The size-dependent static deflection, pull-in instability and resonant frequency of a circular microplate under capillary force have been studied using modified couple stress elasticity theory. Size-dependency is a phenomenon in which the normalized quantities that classical elasticity theory predicts to be independent of the structure size, such as normalized deflection or normalized frequency, vary significantly as the structure size changes. This phenomenon has been observed in micro-scale structures such as micro-electro-mechanical-systems (MEMS). Since classical elasticity theory is unable to predict the size-dependency, non-classical elasticity theories such as modified couple stress theory have been developed recently.

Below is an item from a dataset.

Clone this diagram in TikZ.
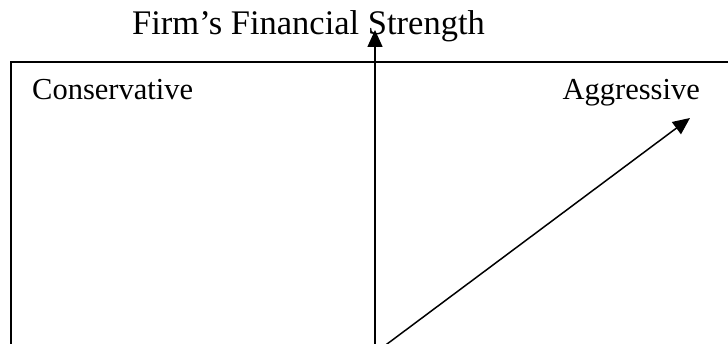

In this paper, modified couple stress theory is used for the first time to develop the governing equation and boundary conditions of circular microplates when subjected to capillary force. Consideration of capillary force is important since it is has a significant role in the mechanical behavior and stability of micro-scale structures in the presence of a liquid bridge. We investigated the static deflection and pull-in instability of microplates using the Galerkin method to assess the effect of size-dependency for static deflection. We observed that, as the ratio of the microplate thickness to length scale parameter (an additional material property suggested in modified couple stress theory to capture the size-dependency) decreases, the normalized deflection of the microplate also decreases. We further observed that the difference between the normalized deflection predicted by classical elasticity theory and the one evaluated using modified couple stress theory is significant when thickness of the microplate is small, but diminishes as thickness increases. Furthermore, we defined a dimensionless number called the dimensionless capillary tension (DCT) as a function of the mechanical, geometrical and size-dependent properties of the microplate as well as the characteristics of the liquid bridge such as the contact angle and the interfacial tension. We showed that for DCT values greater than a threshold evaluated in this paper, pull-in instability happens and the microplate collapses to the substrate. Moreover, we evaluated the size-dependent resonant frequency of the microplate under capillary force as a function of the DCT and obtained the result that the frequency decreases as DCT increases. In addition, our investigation of size-dependency revealed that as the ratio of the microplate thickness to length scale parameter increases, the frequency decreases in a way that for large values of the ratio, it asymptotically approaches the value predicted by classical elasticity theory.